C’est ainsi que l’on pousse le contribuable à des extrémités : le départ à l’étranger, les transferts de sièges sociaux. Le problème n’est pas seulement que les personnes physiques et morales aient tendance à aller chercher ailleurs la stabilité fiscale qui fait défaut en France, mais aussi que nos dispositifs législatifs les dissuadent de réinvestir dans notre pays – c’est peut-être là la difficulté principale. On ne peut empêcher les départs dans le contexte actuel de mondialisation, mais il faut éviter que ceux qui partent cessent d’investir ici. N’oublions pas qu’une personne physique, même non résidente, peut réinvestir en France et y être imposée à raison des revenus de source française dont elle dispose. Mais aujourd’hui, en raison notamment des conditions de la résidence fiscale définies par l’article 4 B du code général des impôts, elle a tout intérêt à ne pas le faire.

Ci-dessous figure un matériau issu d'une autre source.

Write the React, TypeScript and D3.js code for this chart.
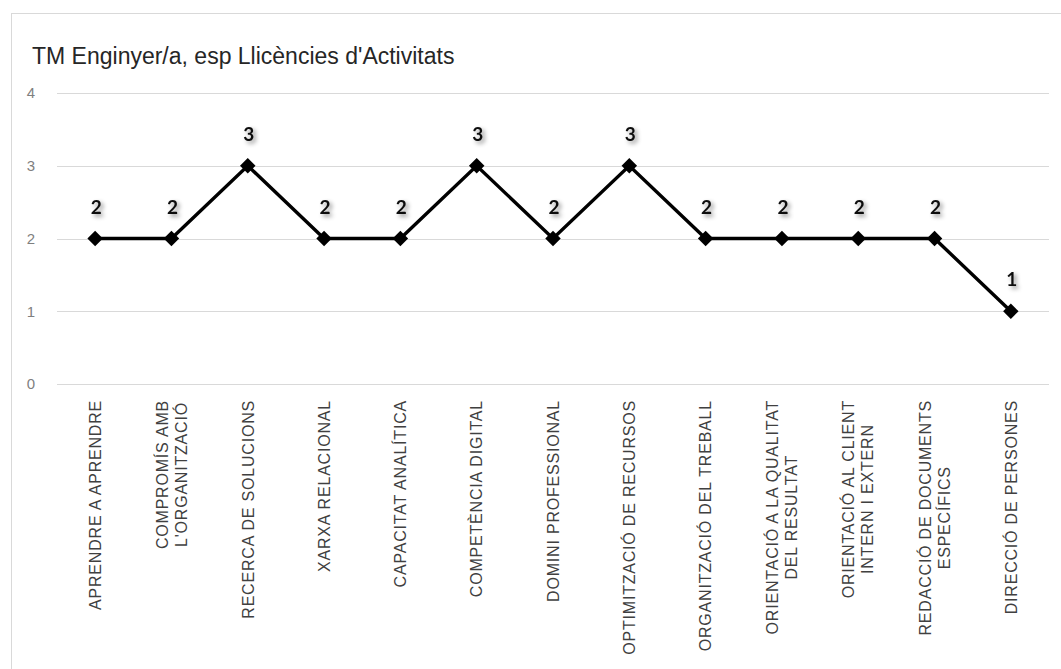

De même, lorsque des chefs d’entreprise créent des holdings à l’étranger, ils ont toutes les raisons d’y partir également, sans quoi l’administration fiscale tend à requalifier cette délocalisation, jugée ipso facto fictive ou frauduleuse. Le problème est donc le suivant : comment faire en sorte que les personnes, physiques ou morales, ne cèdent pas tous leurs actifs en partant à l’étranger ?

Au total, on observe aujourd’hui une instrumentalisation de la politique fiscale qui est source d’insécurité. Les entrepreneurs ont le sentiment que la fiscalité sert de variable d’ajustement aux politiques gouvernementales et n’obéit qu’à des motifs idéologiques, ce qui implique qu’elle a vocation à être régulièrement modifiée en fonction des politiques menées. Pour procurer davantage de sérénité aux entrepreneurs français, il faut que la conduite de la politique fiscale elle-même soit plus sereine et plus neutre.

M. le président Luc Chatel. Merci, maître.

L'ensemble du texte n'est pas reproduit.